[Dataset records]
#####

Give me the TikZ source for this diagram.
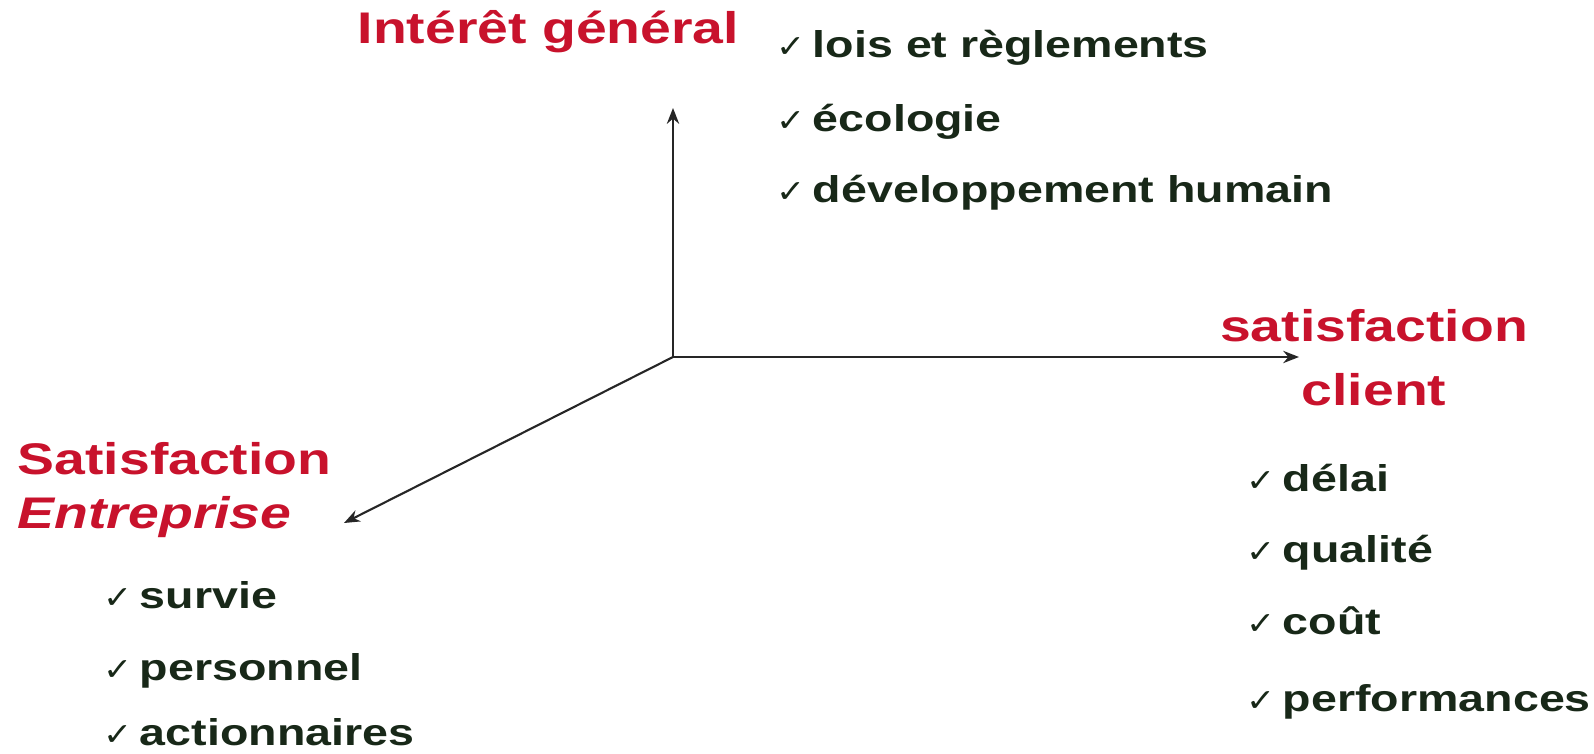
\documentclass[tikz,border=0pt]{standalone}
\usepackage{fontspec}
\setmainfont{Liberation Sans}[FakeStretch=1.25]
\newfontfamily\checkfont{DejaVu Sans}[FakeStretch=1.1]
\usetikzlibrary{arrows.meta}
\definecolor{rougetitre}{RGB}{200,18,44}
\definecolor{noirvert}{RGB}{24,40,24}
\tikzset{
  titre/.style={text=rougetitre, font=\bfseries\fontsize{12.6}{15.6}\selectfont, inner sep=0pt},
  critere/.style={text=noirvert, font=\bfseries\fontsize{10.6}{13}\selectfont, inner sep=0pt,
    anchor=west, text height=0.75em, text depth=0.2em},
  axe/.style={draw=black!85, line width=0.6pt, -{Stealth[length=4.5pt,width=3.5pt]}}
}
\newcommand{\coche}{{\checkfont\mdseries\small ✓}\hspace{2pt}}
\begin{document}
\begin{tikzpicture}
    \useasboundingbox (0,0) rectangle (15.94,7.53);

    % Axes
    \coordinate (o) at (6.73,3.96);
    \coordinate (haut) at (6.73,6.45);
    \coordinate (droite) at (12.99,3.96);
    \coordinate (gauche) at (3.44,2.30);
    \draw[axe] (o) -- (haut);
    \draw[axe] (o) -- (droite);
    \draw[axe] (o) -- (gauche);

    % Titres des axes
    \node[titre, anchor=west] (interet) at (3.57,7.21) {Intérêt général};
    \node[titre, align=center, font=\bfseries\fontsize{12.6}{18.2}\selectfont]
        (client) at (13.74,3.95) {satisfaction\\client};
    \node[titre, align=left, anchor=west] (entreprise) at (0.17,2.63)
        {Satisfaction\\\textit{Entreprise}};

    % Critères de l'intérêt général
    \node[critere] (lois) at (7.76,7.05) {\coche lois et règlements};
    \node[critere] (ecologie) at (7.76,6.31) {\coche écologie};
    \node[critere] (developpement) at (7.76,5.60) {\coche développement humain};

    % Critères du client
    \node[critere] (delai) at (12.46,2.71) {\coche délai};
    \node[critere] (qualite) at (12.46,2.00) {\coche qualité};
    \node[critere] (cout) at (12.46,1.28) {\coche coût};
    \node[critere] (performances) at (12.46,0.51) {\coche performances};

    % Critères de l'entreprise
    \node[critere] (survie) at (1.03,1.54) {\coche survie};
    \node[critere] (personnel) at (1.03,0.82) {\coche personnel};
    \node[critere] (actionnaires) at (1.03,0.17) {\coche actionnaires};
\end{tikzpicture}
\end{document}
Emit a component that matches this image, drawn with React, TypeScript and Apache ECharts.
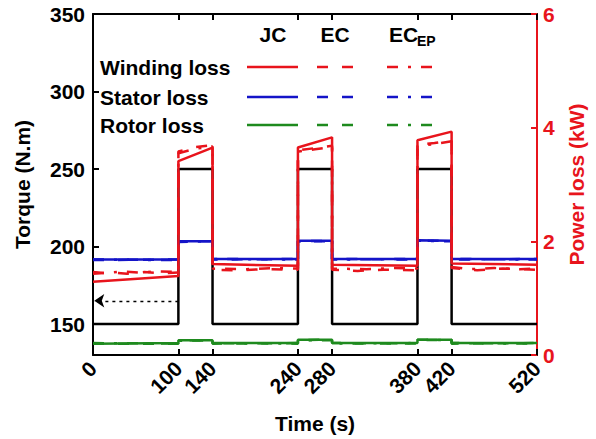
import React, { useEffect, useRef } from "react";
import * as echarts from "echarts";

// ---- data ----
const xTicks = [0, 100, 140, 240, 280, 380, 420, 520];
const leftTicks = [150, 200, 250, 300, 350];

const torqueT = [0, 100, 100, 140, 140, 240, 240, 280, 280, 380, 380, 420, 420, 520];
const torqueV = [150, 150, 250, 250, 150, 150, 250, 250, 150, 150, 250, 250, 150, 150];

const windJCT = [0, 100, 100, 140, 140, 240, 240, 280, 280, 380, 380, 420, 420, 520];
const windJCV = [1.29, 1.39, 3.41, 3.65, 1.6, 1.57, 3.65, 3.83, 1.59, 1.57, 3.78, 3.93, 1.61, 1.59];

const windECT = [0, 20, 40, 60, 80, 100, 100, 120, 140, 140, 170, 200, 240, 240, 260, 280, 280, 310, 340, 380, 380, 400, 420, 420, 450, 480, 520];
const windECV = [1.43, 1.45, 1.43, 1.46, 1.44, 1.45, 3.58, 3.66, 3.69, 1.5, 1.49, 1.51, 1.5, 3.6, 3.64, 3.68, 1.5, 1.48, 1.5, 1.49, 3.7, 3.73, 3.78, 1.53, 1.49, 1.52, 1.5];

const windEPT = [0, 15, 35, 55, 75, 100, 100, 120, 140, 140, 180, 210, 240, 240, 260, 280, 280, 320, 350, 380, 380, 400, 420, 420, 440, 470, 500, 520];
const windEPV = [1.46, 1.44, 1.47, 1.45, 1.47, 1.46, 3.55, 3.63, 3.67, 1.52, 1.51, 1.53, 1.52, 3.58, 3.62, 3.66, 1.52, 1.51, 1.53, 1.52, 3.68, 3.71, 3.76, 1.55, 1.51, 1.53, 1.51, 1.52];

const statorT = [0, 100, 100, 140, 140, 240, 240, 280, 280, 380, 380, 420, 420, 520];
const statorJC = [1.68, 1.68, 2.0, 2.0, 1.69, 1.69, 2.01, 2.01, 1.69, 1.69, 2.02, 2.01, 1.69, 1.69];
const statorEC = [1.67, 1.68, 2.0, 2.0, 1.68, 1.69, 2.0, 2.0, 1.69, 1.68, 2.01, 2.01, 1.68, 1.69];
const statorEP = [1.68, 1.67, 1.99, 2.0, 1.69, 1.68, 2.0, 2.01, 1.68, 1.69, 2.01, 2.0, 1.69, 1.68];

const rotorT = [0, 100, 100, 140, 140, 240, 240, 280, 280, 380, 380, 420, 420, 520];
const rotorJC = [0.2, 0.21, 0.26, 0.26, 0.21, 0.21, 0.27, 0.27, 0.21, 0.21, 0.27, 0.27, 0.21, 0.21];
const rotorEC = [0.2, 0.2, 0.26, 0.26, 0.2, 0.21, 0.26, 0.27, 0.21, 0.2, 0.26, 0.27, 0.2, 0.21];
const rotorEP = [0.21, 0.2, 0.25, 0.26, 0.21, 0.2, 0.26, 0.26, 0.2, 0.21, 0.27, 0.26, 0.21, 0.2];

const arrowY = 165;

const zip = (t: number[], v: number[]) => t.map((x, i) => [x, v[i]]);

const FONT = "Liberation Sans, Arial, sans-serif";
const RED = "#e8141c";
const BLUE = "#1414c8";
const GREEN = "#1e8a1e";
const DASH = [11, 14];
const DASHDOT = [11, 10, 3, 10];

export default function App() {
  const ref = useRef<HTMLDivElement>(null);
  useEffect(() => {
    if (!ref.current) return;
    const chart = echarts.init(ref.current, undefined, { renderer: "svg" });

    const lineSeries = (
      name: string,
      data: number[][],
      color: string,
      type: any,
      yAxisIndex: number,
      width = 2.5
    ) => ({
      name,
      type: "line",
      data,
      yAxisIndex,
      showSymbol: false,
      symbol: "none",
      silent: true,
      lineStyle: { color, width, type },
      z: 3,
    });

    const legendRows = [
      { label: "Winding loss", y: 67, color: RED },
      { label: "Stator loss", y: 97, color: BLUE },
      { label: "Rotor loss", y: 125, color: GREEN },
    ];

    const graphics: any[] = [];
    legendRows.forEach((r) => {
      graphics.push({
        type: "text",
        x: 100,
        y: r.y,
        style: { text: r.label, font: `bold 21px ${FONT}`, fill: "#000", textVerticalAlign: "middle" },
        z: 10,
      });
      graphics.push({
        type: "line",
        shape: { x1: 247, y1: r.y, x2: 298, y2: r.y },
        style: { stroke: r.color, lineWidth: 2.5 },
        z: 10,
      });
      graphics.push({
        type: "line",
        shape: { x1: 317, y1: r.y, x2: 356, y2: r.y },
        style: { stroke: r.color, lineWidth: 2.5, lineDash: DASH },
        z: 10,
      });
      graphics.push({
        type: "line",
        shape: { x1: 387, y1: r.y, x2: 438, y2: r.y },
        style: { stroke: r.color, lineWidth: 2.5, lineDash: DASHDOT },
        z: 10,
      });
    });
    graphics.push({
      type: "text",
      x: 273,
      y: 34,
      style: { text: "JC", font: `bold 21px ${FONT}`, fill: "#000", textAlign: "center", textVerticalAlign: "middle" },
      z: 10,
    });
    graphics.push({
      type: "text",
      x: 335,
      y: 34,
      style: { text: "EC", font: `bold 21px ${FONT}`, fill: "#000", textAlign: "center", textVerticalAlign: "middle" },
      z: 10,
    });
    graphics.push({
      type: "text",
      x: 389,
      y: 34,
      style: { text: "EC", font: `bold 21px ${FONT}`, fill: "#000", textAlign: "left", textVerticalAlign: "middle" },
      z: 10,
    });
    graphics.push({
      type: "text",
      x: 417,
      y: 41,
      style: { text: "EP", font: `bold 14px ${FONT}`, fill: "#000", textAlign: "left", textVerticalAlign: "middle" },
      z: 10,
    });

    const tickLabel = { fontFamily: FONT, fontWeight: "bold", fontSize: 21, color: "#000" };

    chart.setOption({
      animation: false,
      backgroundColor: "#fff",
      grid: { left: 93, right: 59, top: 14, bottom: 84, containLabel: false },
      xAxis: [
        {
          type: "value",
          min: 0,
          max: 520,
          position: "bottom",
          name: "Time (s)",
          nameLocation: "middle",
          nameGap: 58,
          nameTextStyle: { fontFamily: FONT, fontWeight: "bold", fontSize: 21, color: "#000" },
          axisLine: { show: true, onZero: false, lineStyle: { color: "#000", width: 2 } },
          axisTick: { show: true, inside: true, length: 6, lineStyle: { color: "#000", width: 2 }, customValues: xTicks },
          axisLabel: { ...tickLabel, rotate: 45, margin: 10, customValues: xTicks },
          splitLine: { show: false },
        },
        {
          type: "value",
          min: 0,
          max: 520,
          position: "top",
          axisLine: { show: true, onZero: false, lineStyle: { color: "#000", width: 2 } },
          axisTick: { show: true, inside: true, length: 6, lineStyle: { color: "#000", width: 2 }, customValues: xTicks },
          axisLabel: { show: false },
          splitLine: { show: false },
        },
      ],
      yAxis: [
        {
          type: "value",
          min: 130,
          max: 350,
          position: "left",
          name: "Torque (N.m)",
          nameLocation: "middle",
          nameRotate: 90,
          nameGap: 60,
          nameTextStyle: { fontFamily: FONT, fontWeight: "bold", fontSize: 21, color: "#000" },
          axisLine: { show: true, onZero: false, lineStyle: { color: "#000", width: 2 } },
          axisTick: { show: true, inside: true, length: 6, lineStyle: { color: "#000", width: 2 }, customValues: leftTicks },
          axisLabel: { ...tickLabel, margin: 8, customValues: leftTicks },
          splitLine: { show: false },
        },
        {
          type: "value",
          min: 0,
          max: 6,
          interval: 2,
          position: "right",
          name: "Power loss (kW)",
          nameLocation: "middle",
          nameRotate: 90,
          nameGap: 28,
          nameTextStyle: { fontFamily: FONT, fontWeight: "bold", fontSize: 21, color: RED },
          axisLine: { show: true, onZero: false, lineStyle: { color: RED, width: 2 } },
          axisTick: { show: true, inside: true, length: 6, lineStyle: { color: RED, width: 2 } },
          axisLabel: { ...tickLabel, color: RED, margin: 6 },
          splitLine: { show: false },
        },
      ],
      graphic: graphics,
      series: [
        {
          ...lineSeries("Torque", zip(torqueT, torqueV), "#000", "solid", 0),
          z: 2,
          markLine: {
            silent: true,
            symbol: ["none", "arrow"],
            symbolSize: 10,
            label: { show: false },
            lineStyle: { color: "#000", width: 1.3, type: [3, 4] },
            data: [[{ coord: [100, arrowY] }, { coord: [1.5, arrowY] }]],
          },
        },
        lineSeries("Rotor EC_EP", zip(rotorT, rotorEP), GREEN, DASHDOT, 1),
        lineSeries("Rotor EC", zip(rotorT, rotorEC), GREEN, DASH, 1),
        lineSeries("Rotor JC", zip(rotorT, rotorJC), GREEN, "solid", 1),
        lineSeries("Stator EC_EP", zip(statorT, statorEP), BLUE, DASHDOT, 1),
        lineSeries("Stator EC", zip(statorT, statorEC), BLUE, DASH, 1),
        lineSeries("Stator JC", zip(statorT, statorJC), BLUE, "solid", 1),
        lineSeries("Winding EC_EP", zip(windEPT, windEPV), RED, DASHDOT, 1),
        lineSeries("Winding EC", zip(windECT, windECV), RED, DASH, 1),
        lineSeries("Winding JC", zip(windJCT, windJCV), RED, "solid", 1),
      ],
    });
    return () => chart.dispose();
  }, []);
  return <div ref={ref} style={{ position: "absolute", left: 0, top: 0, width: 596, height: 439 }} />;
}
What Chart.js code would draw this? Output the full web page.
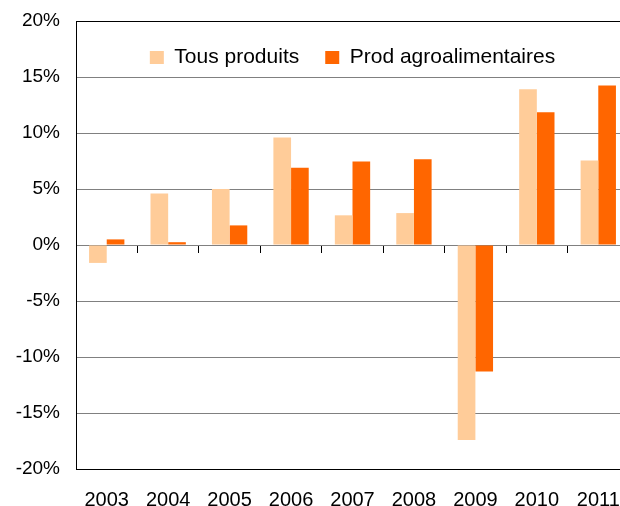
<!DOCTYPE html>
<html>
<head>
<meta charset="utf-8">
<script src="https://cdn.jsdelivr.net/npm/chart.js@4"></script>
<style>
    html, body { margin: 0; padding: 0; background: #fff; overflow: hidden; }
    #wrap { width: 620px; height: 506px; overflow: hidden; }
    canvas { display: block; }
</style>
</head>
<body>
<div id="wrap">
    <canvas id="trade-chart" width="636" height="512"></canvas>
</div>
<script>
// années et variations annuelles (%)
const years = ['2003', '2004', '2005', '2006', '2007', '2008', '2009', '2010', '2011'];
const tousProduits = [-1.6, 4.6, 5.0, 9.6, 2.65, 2.85, -17.4, 13.9, 7.55];
const prodAgro = [0.5, 0.25, 1.75, 6.9, 7.45, 7.65, -11.3, 11.85, 14.25];
const yTicks = [-20, -15, -10, -5, 0, 5, 10, 15, 20];

const font = 'Liberation Sans, Arial, sans-serif';
const gridGrey = '#808080';

// légende horizontale, posée dans la zone de tracé
const legendInside = {
    id: 'legendInside',
    afterInit(chart) {
        if (chart.legend) chart.legend.isHorizontal = () => true;
    },
    afterLayout(chart) {
        const lg = chart.legend;
        const area = chart.chartArea;
        if (!lg) return;
        lg.left = area.left;
        lg.right = area.right;
        lg.width = area.right - area.left;
        lg.top = area.top;
        lg.bottom = area.top + lg.height;
    }
};

const ctx = document.getElementById('trade-chart').getContext('2d');
const tradeChart = new Chart(ctx, {
    type: 'bar',
    data: {
        labels: years,
        datasets: [{
            label: 'Tous produits',
            data: tousProduits,
            backgroundColor: '#FFCC99',
            categoryPercentage: 0.575,
            barPercentage: 1,
        }, {
            label: 'Prod agroalimentaires',
            data: prodAgro,
            backgroundColor: '#FF6600',
            categoryPercentage: 0.575,
            barPercentage: 1,
        }]
    },
    plugins: [legendInside],
    options: {
        responsive: false,
        animation: false,
        devicePixelRatio: 1,
        layout: {
            padding: { left: 16, top: 21, right: 7, bottom: 0 }
        },
        plugins: {
            tooltip: { enabled: false },
            legend: {
                position: 'chartArea',
                align: 'center',
                fullSize: false,
                labels: {
                    boxWidth: 14,
                    boxHeight: 13,
                    padding: 26,
                    color: '#000',
                    font: { family: font, size: 21 },
                }
            }
        },
        scales: {
            x: {
                position: 'bottom',
                grid: { display: false, drawTicks: false },
                border: { display: true, color: '#000', width: 1 },
                ticks: {
                    color: '#000',
                    padding: 19,
                    font: { family: font, size: 20 },
                    maxRotation: 0,
                },
                afterFit: (scale) => {
                    scale.height = 43;
                    scale.paddingLeft = 0;
                    scale.paddingRight = 0;
                },
            },
            // axe des catégories au niveau de 0 %
            xZero: {
                type: 'category',
                position: { y: 0 },
                grid: {
                    drawOnChartArea: false,
                    tickLength: 7,
                    tickColor: '#000',
                    offset: true,
                },
                border: { display: true, color: gridGrey, width: 1 },
                ticks: { display: false },
                afterFit: (scale) => { scale.height = 0; },
            },
            y: {
                min: -20,
                max: 20,
                afterBuildTicks: (scale) => {
                    scale.ticks = yTicks.map(v => ({ value: v }));
                },
                afterFit: (scale) => {
                    scale.width = 60;
                    scale.paddingTop = 0;
                    scale.paddingBottom = 0;
                },
                grid: {
                    drawTicks: false,
                    color: (c) => (c.tick && Math.abs(c.tick.value) === 20) ? '#000' : gridGrey,
                },
                border: { display: true, color: '#000', width: 1 },
                ticks: {
                    color: '#000',
                    padding: 16,
                    font: { family: font, size: 19 },
                    callback: (v) => v + '%',
                }
            }
        }
    }
});
</script>
</body>
</html>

#####

-- WRITTEN REQUEST --
Reproduce exactly the section that begins with the line containing "Emit a component" and ends with the line containing "250, 150, 150];". Both boundary lines belong in the copy, but pictures do not.

-- EXERCISE SOLUTION --
Emit a component that matches this image, drawn with React, TypeScript and Apache ECharts.
import React, { useEffect, useRef } from "react";
import * as echarts from "echarts";

// ---- data ----
const xTicks = [0, 100, 140, 240, 280, 380, 420, 520];
const leftTicks = [150, 200, 250, 300, 350];

const torqueT = [0, 100, 100, 140, 140, 240, 240, 280, 280, 380, 380, 420, 420, 520];
const torqueV = [150, 150, 250, 250, 150, 150, 250, 250, 150, 150, 250, 250, 150, 150];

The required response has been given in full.